# TASK GOAL
Set down the data below from its first line to the line holding "import pandas as pd", inclusive; omit all pictures.

# GIVEN MATERIAL
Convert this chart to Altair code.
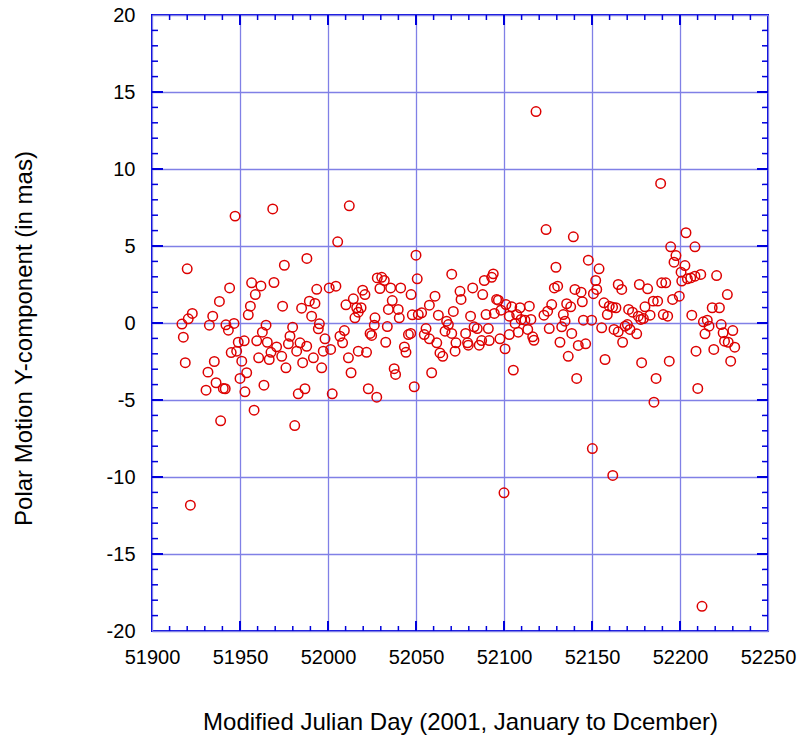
import altair as alt
import pandas as pd

# ---- data ----
mjd = [
    51947.2, 51968.6, 51988.0, 51920.0, 51975.2, 51944.1, 51956.6, 51961.9, 51969.3, 51958.7,
    51938.3, 51955.9, 51974.2, 51985.0, 51989.4, 51954.7, 51922.9, 51920.6, 51934.5, 51917.0,
    51932.6, 51942.0, 51943.4, 51946.6, 51964.8, 51979.9, 51917.8, 51962.7, 51978.4, 51949.0,
    51952.4, 51959.5, 51965.5, 51970.8, 51977.5, 51984.1, 51987.9, 51945.0, 51948.1, 51967.6,
    51973.7, 51982.2, 51960.6, 51966.6, 51951.0, 51918.9, 51935.4, 51985.6, 51976.1, 51931.8,
    51953.8, 51950.0, 51936.4, 51940.5, 51941.6, 51930.7, 51952.8, 51963.6, 51983.1, 51986.9,
    51958.0, 51939.0, 51981.1, 51921.8,
    52012.1, 52005.5, 52050.0, 52070.3, 52028.0, 52030.5, 52032.0, 52029.5, 52035.6, 52041.3,
    52050.7, 52047.2, 52060.8, 52075.0, 51993.6, 52000.7, 52004.5, 52019.7, 52021.0, 52014.4,
    52010.2, 52016.3, 52018.8, 52017.2, 52015.3, 52036.5, 52034.3, 52039.9, 52040.5, 52026.7,
    52026.3, 52033.7, 52047.9, 52051.3, 52053.2, 52057.6, 52062.7, 52071.2, 52067.4, 52068.4,
    51992.6, 51990.7, 51995.1, 51994.5, 51998.3, 51991.7, 51997.3, 52001.5, 51996.4, 52006.8,
    52009.3, 52008.3, 52011.6, 52017.2, 52021.9, 52023.9, 52024.8, 52032.8, 52043.4, 52044.3,
    52045.7, 52047.0, 52055.7, 52054.7, 52057.6, 52061.8, 52063.6, 52065.2, 52072.7, 52072.2,
    52066.5, 52070.3, 52013.1, 52037.6, 52038.4, 52058.9, 52002.4, 52022.9, 52027.7, 52049.0,
    52123.9, 52139.4, 52147.9, 52154.0, 52129.5, 52152.1, 52152.7, 52150.8, 52140.3, 52143.8,
    52144.5, 52128.6, 52130.5, 52093.9, 52093.0, 52088.8, 52082.2, 52075.6, 52087.9, 52095.8,
    52096.8, 52081.0, 52089.8, 52094.5, 52098.3, 52101.1, 52104.4, 52109.1, 52114.4, 52103.0,
    52107.2, 52109.7, 52115.3, 52111.9, 52122.7, 52124.8, 52127.1, 52133.7, 52135.6, 52137.9,
    52134.7, 52145.1, 52149.8, 52156.8, 52158.7, 52083.0, 52084.8, 52091.1, 52106.3, 52113.5,
    52108.1, 52103.0, 52125.7, 52132.8, 52155.5, 52078.2, 52079.3, 52079.7, 52085.9, 52087.3,
    52091.6, 52097.7, 52100.6, 52116.3, 52117.0, 52138.5, 52131.8, 52142.2, 52146.4, 52136.5,
    52105.3, 52141.3, 52157.4, 52100.0, 52150.2, 52118.2,
    52189.0, 52203.4, 52194.7, 52208.5, 52197.7, 52196.6, 52202.8, 52200.6, 52201.0, 52204.2,
    52206.1, 52208.5, 52211.8, 52220.8, 52226.9, 52189.6, 52191.9, 52199.6, 52195.8, 52184.8,
    52187.3, 52190.5, 52193.0, 52206.7, 52176.9, 52181.6, 52164.9, 52166.9, 52159.8, 52161.7,
    52163.6, 52170.8, 52173.0, 52180.1, 52179.2, 52183.0, 52176.3, 52177.7, 52162.5, 52164.9,
    52168.8, 52170.1, 52171.6, 52175.4, 52167.4, 52178.2, 52193.9, 52186.4, 52210.1, 52185.2,
    52213.3, 52215.5, 52216.5, 52214.2, 52218.3, 52222.4, 52223.4, 52224.5, 52225.3, 52227.4,
    52230.0, 52231.1, 52219.2, 52209.1, 52228.8, 52161.8, 52212.5,
]
ycomp = [
    6.94, 7.41, 4.19, 3.52, 3.75, 2.28, 2.61, 2.41, 2.63, 1.85,
    1.40, 1.09, 1.09, 0.96, 1.42, 0.53, 0.62, 0.27, 0.44, -0.07,
    -0.14, -0.12, -0.47, -0.03, -0.14, -0.27, -0.92, -0.60, -0.86, -1.25,
    -1.16, -1.16, -1.25, -1.55, -1.35, -1.29, -1.51, -1.92, -1.83, -1.90,
    -2.16, -1.83, -2.26, -2.37, -2.48, -2.58, -2.50, -2.58, -2.91, -3.19,
    -3.23, -3.60, -3.88, -4.25, -4.27, -4.36, -4.47, -4.04, -4.60, -4.27,
    -5.66, -6.35, -6.66, -11.83,
    7.61, 5.27, 4.40, 3.17, 2.93, 2.97, 2.76, 2.24, 2.28, 2.28,
    2.87, 1.85, 1.74, 2.06, 2.19, 2.28, 2.39, 2.13, 1.85, 1.57,
    1.18, 0.99, 0.99, 0.70, 0.34, 1.46, 0.88, 0.88, 0.34, 0.34,
    -0.14, -0.23, 0.53, 0.55, 0.66, 1.16, 0.51, 0.75, 0.12, -0.10,
    1.27, 0.44, -0.05, -0.38, -1.03, -2.26, -1.83, -1.72, -2.91, -0.86,
    -0.49, -1.29, -2.26, -1.83, -1.90, -0.68, -0.81, -1.25, -1.55, -1.90,
    -0.75, -0.68, -0.36, -0.75, -1.03, -1.29, -1.94, -2.16, -1.29, -1.83,
    -0.53, -0.68, -3.23, -2.97, -3.34, -3.23, -4.60, -4.27, -4.82, -4.14,
    6.07, 5.60, 4.08, 3.52, 3.62, 2.76, 2.18, 1.90, 2.18, 2.00,
    1.38, 2.28, 2.39, 3.19, 2.97, 2.76, 2.28, 1.53, 1.85, 1.53,
    1.48, 0.44, 0.55, 0.62, 0.83, 1.20, 1.05, 0.99, 1.09, 0.44,
    0.55, 0.23, 0.23, 0.18, 0.51, 0.77, 1.20, 0.55, 1.25, 1.05,
    0.12, 0.18, 0.18, 1.31, 0.55, -0.25, -0.36, -0.36, -0.03, -0.42,
    -0.60, -0.75, -0.36, -0.25, -0.31, -0.68, -1.29, -1.44, -1.44, -1.14,
    -1.14, -1.03, -1.68, -0.90, -1.12, -0.68, -1.25, -1.46, -1.35, -2.16,
    -3.06, -3.60, -2.37, -11.03, -8.15, 13.73,
    9.06, 5.86, 4.95, 4.95, 4.38, 3.95, 3.73, 3.30, 2.72, 2.87,
    2.93, 3.04, 3.15, 3.08, 1.85, 2.61, 2.61, 1.74, 1.53, 1.42,
    1.42, 0.55, 0.44, 0.51, 2.50, 2.22, 2.50, 2.18, 1.09, 1.03,
    0.99, 0.88, 0.70, 1.05, 0.29, 0.51, 0.44, 0.23, -0.42, -0.57,
    -0.21, -0.10, -0.42, -0.70, -1.25, -2.58, -2.48, -3.60, -4.25, -5.14,
    0.08, 0.18, -0.21, -0.70, 0.99, 0.99, -0.10, -0.64, -1.18, -1.25,
    -0.49, -1.57, -1.72, -1.83, -2.48, -9.90, -18.40,
]

x_major = [51900, 51950, 52000, 52050, 52100, 52150, 52200, 52250]
y_major = [-20, -15, -10, -5, 0, 5, 10, 15, 20]
x_minor = [v for v in range(51910, 52250, 10) if v % 50 != 0]
y_minor = [v for v in range(-19, 20) if v % 5 != 0]
x_inner_major = x_major[1:-1]
y_inner_major = y_major[1:-1]

W = 616
H = 616
FRAME = "#0000DD"
GRID = "#8080E6"
RED = "#DD0000"
FONT = "Liberation Sans"

xs = alt.Scale(domain=[51900, 52250], nice=False, zero=False)
ys = alt.Scale(domain=[-20, 20], nice=False, zero=False)

x_axis = alt.Axis(
    values=x_major, format="d", grid=True, gridColor=GRID, gridWidth=1.3,
    ticks=False, domain=False, labelFont=FONT, labelFontSize=20,
    labelColor="black", labelPadding=16, labelFlush=False, labelOverlap=False,
    title="Modified Julian Day (2001, January to Dcember)",
    titleFont=FONT, titleFontSize=24, titleFontWeight="normal",
    titleColor="black", titleBaseline="alphabetic", titleY=98,
)
y_axis = alt.Axis(
    values=y_major, format="d", grid=True, gridColor=GRID, gridWidth=1.3,
    labelExpr="replace(datum.label, '\u2212', '-')",
    ticks=False, domain=False, labelFont=FONT, labelFontSize=20,
    labelColor="black", labelPadding=17, labelFlush=False, labelOverlap=False,
    title="Polar Motion Y-component (in mas)",
    titleFont=FONT, titleFontSize=24, titleFontWeight="normal",
    titleColor="black", titleBaseline="middle", titleX=-128, titleY=323,
)

df = pd.DataFrame({"mjd": mjd, "y": ycomp})

points = alt.Chart(df).mark_point(
    shape="circle", filled=False, color=RED, size=90, strokeWidth=1.5, opacity=1
).encode(
    x=alt.X("mjd:Q", scale=xs, axis=x_axis),
    y=alt.Y("y:Q", scale=ys, axis=y_axis),
)


def xticks(vals, y0, y1, sw):
    return alt.Chart(pd.DataFrame({"mjd": vals})).mark_rule(
        color=FRAME, strokeWidth=sw
    ).encode(x=alt.X("mjd:Q", scale=xs, axis=x_axis), y=alt.value(y0), y2=alt.value(y1))


def yticks(vals, x0, x1, sw):
    return alt.Chart(pd.DataFrame({"y": vals})).mark_rule(
        color=FRAME, strokeWidth=sw
    ).encode(y=alt.Y("y:Q", scale=ys, axis=y_axis), x=alt.value(x0), x2=alt.value(x1))


layers = [
    points,
    xticks(x_minor, H, H - 5, 1.5),
    xticks(x_inner_major, H, H - 10, 2),
    xticks(x_minor, 0, 5, 1.5),
    xticks(x_inner_major, 0, 10, 2),
    yticks(y_minor, 0, 6, 1.5),
    yticks(y_inner_major, 0, 11, 2),
    yticks(y_minor, W, W - 6, 1.5),
    yticks(y_inner_major, W, W - 11, 2),
]

chart = alt.layer(*layers).properties(
    width=W, height=H,
    autosize=alt.AutoSizeParams(type="none"),
    padding={"left": 152, "top": 15, "right": 32, "bottom": 109},
    background="white",
).configure_view(stroke=FRAME, strokeWidth=2)

chart.save("out.html", embed_options={"renderer": "svg", "actions": False})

# TASK RESPONSE
Convert this chart to Altair code.
import altair as alt
import pandas as pd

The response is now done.